By my estimation, the turning point of Rodriguez's year (and of his career) didn't just happen with his steroid confession. As a lifelong Yankee fan, I sensed the A-wakening showing its first signs roughly around May 19 or so, coinciding right around the time that gossip columns reported Rodriguez canoodling with Kate Hudson. Soon after, Rodriguez really hit his stride and the rest of the team seemed to respond as a result. After Hudson and Rodriguez shared their first public smooch at Yankee Stadium on July 26, the team went on to win 55 games and lose only 25 -- it was as if their collective fate was sealed with that kiss.

But the story doesn't end there, the more hot-and-heavy the couple got, the more Rodriguez's production at the plate soared. On September 2, In Touch reported that Alex and Kate were shacking up together, a month in which Rodriguez would go on to bat over .350. In October, friends of Hudson told Us Weekly that Kate (bringing new meaning to the nickname "A-Rod") couldn't keep quiet about all the great sex that she and the slugger had been having. Was it mere coincidence that Rodriguez would arguably have a better October than had ever been had by Mr. October himself, Reggie Jackson? For the postseason, Rodriguez finished at .365 with six home runs and a franchise-record 18 RBIs, 8 of which tied or gave the Yankees the lead.

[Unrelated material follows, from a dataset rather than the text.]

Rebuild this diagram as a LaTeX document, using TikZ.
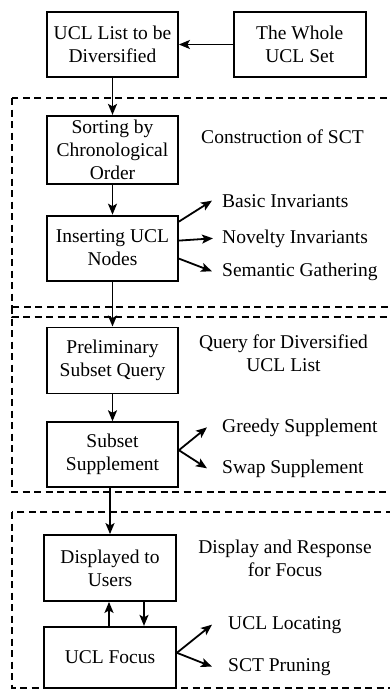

My point isn't that the steroids drama didn't impact Rodriguez's remarkable journey this year, but that sports journalists have delved into every aspect of Rodriguez's private life to provide context for his success this past season but for some reason have shied away from the elephant in the room. It might sound more like the stuff of the bar room than the newsroom, but the facts seem to warrant the question I'd like to ask: Is A-Rod's story about the power of redemption or is it about the power of the pussy?